Toda menina tem que ter um diário?

A minha prima Janice, filha da minha tia Maria é mais velha que eu e foi a minha primeira amiga. Quando criança a gente encontrava graça em tudo que víamos e, principalmente da cara das pessoas, o meu avô Eurípedes ficava uma fera quando nos via sempre dando muitas gargalhadas. E nós pouco importávamos com que ele e os outros tios diziam, já que a nossa felicidade era aquilo que só nós dois conseguíamos enxergar e vivenciar.

Nossa família é muito grande: eram oito irmãos da minha mãe Francisca, a tia Maria, tia Shirley, tia Eunice, tio Romildo, tio Reinaldo, minha mãe, meu avô Eurípedes. A minha avó Ilda ajudou a me criar, mas quando comecei a articular as idéias ela já não estava fisicamente presente entre nós, então não me recordo de nossos momentos. Bem, vivíamos todos numa mesma casa de quatro cômodos com um banheiro do lado de fora, sem falar que tinham os primos: Janice, filha da tia Maria, Querle e Carla da tia Eunice e eu, filho da mãe Francisca. Essa descrição familiar é mesmo só para esclarecer a confusão que é essa família que logo foi dizimada pelo fenecimento de alguns membros, assim como pela separação de outros, formando suas próprias famílias.

Nessa época os tempos eram difíceis, meu avô foi homem do campo, professor primário. Na roça não precisava ter formação acadêmica para lecionar, minha mãe foi aluna dele e desde esse tempo nunca mais voltou à escola, mas sabe muita coisa! O meu avô trouxe a família toda para a cidade presenteado com a herança de seu pai adotivo. O pobre Eurípedes nunca teve mentalidade para os negócios, porém, muita disposição para o álcool, fato que nos deixou em maus lençóis. Contudo, nesse tempo eu ainda não tinha nascido, e o meu interesse agora é discorrer sobre a minha relação com a minha prima Janice e seus diários.

Então, somos de uma família rural que buscava na cidade melhores condições de vida, sem o mínimo de entendimento sobre o processo capitalista e urbano da cidade. Fato esse responsável muitas vezes pela separação entre mim e a prima Janice, que fora sempre acompanhar seu pai pelo campo. Como é mais velha que eu, ela ingressou na escola primeiro, o que me deixou muito contrariado, já que sem ela eu não podia continuar sorrindo tanto. Logo ela já não tinha mais a mesma graça, pois parecia estar vislumbrada pelos novos amigos e todos àqueles objetos onde se escrevia, coloria e desenhava (cheguei a ter raiva dessas coisas que me tomava ela), outros amigos surgiram, porém incomparáveis.

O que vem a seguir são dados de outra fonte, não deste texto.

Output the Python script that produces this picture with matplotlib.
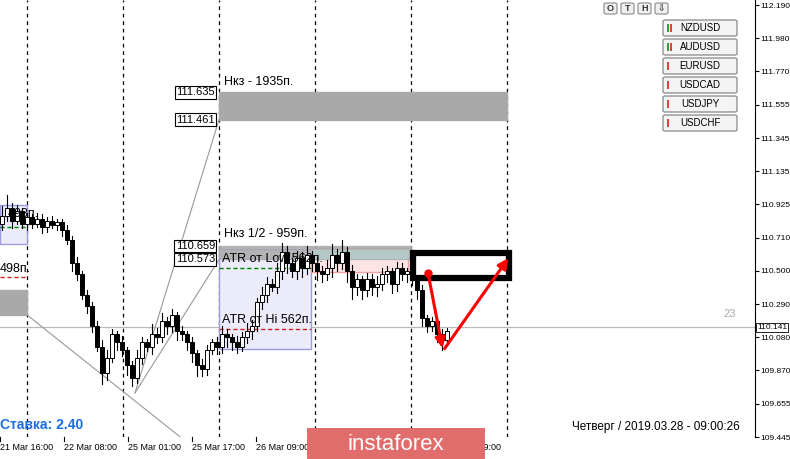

Não tardou minha mãe recebeu uma proposta para trabalhar fora, capital São Paulo, nenhuma noção do quão distante era - falta? Não me recordo se senti no começo. Só me lembro que queria voltar o quanto antes para observar a semente de tamarindeiro que eu havia plantado no quintal e os peixinhos que tínhamos colhido no rego próximo do bairro Vila Beatriz, hoje São Sebastião. Bem, a viagem durou quase uma eternidade, nunca tive muita noção do tempo, hoje, só confirmo esse meu anacronismo.

Lembro-me de quando voltei e já não era mais eu, parecia ter me perdido e sido tomado por alguém novo, urbano, moderno e desapegado dos cheiros da simplicidade e natureza – mas lembro-me que chorei ao saber que meu avô havia cortado o meu tamarindeiro que, segundo a prima Janice, já estava crescido e muito lindo. Depois disso plantei e podei muitas árvores. Não demorou muito recuperar a antiga memória e tomar a linha perdida em meio a tantos novelos. Ela já estava num estágio mais avançado que o meu, escrevia diários, assistia televisão a noite, saia para casa de amigos maiores que nós e eu ainda era um menino, até a escola eu tinha perdido. Minha mãe não queria me matricular na capital, já que temia a realidade daquele mundo diferente do nosso. Lembro-me que vivia querendo roubar os diários da prima, mesmo sem saber decifrá-los. Quando entrei na escola e aprendi a ler – ah, vale ressaltar que quem me ensinou a ler foi minha mãe, a partir dos gibis da Turma da Mônica -, além de querer roubá-los e ficar ouvindo suas conversas com as amigas atrás da porta, interessei-me pela idéia de ter um diário, e outra vez uma contradição daquela realidade provinciana: meninos não possuíam diários. Os questionamentos eram inúmeros, porém a resposta continuava a mesma. Aos quinze anos tive um diário porque tinha a necessidade de escrever alguma coisa que não sabia ao certo o que era, mas existia. Portanto, aquela realidade provinciana da classificação/determinação já não existia externamente, ela estava implícita, o que me fez destruí-lo, antes mesmo de encontrar o porquê de querer tê-lo.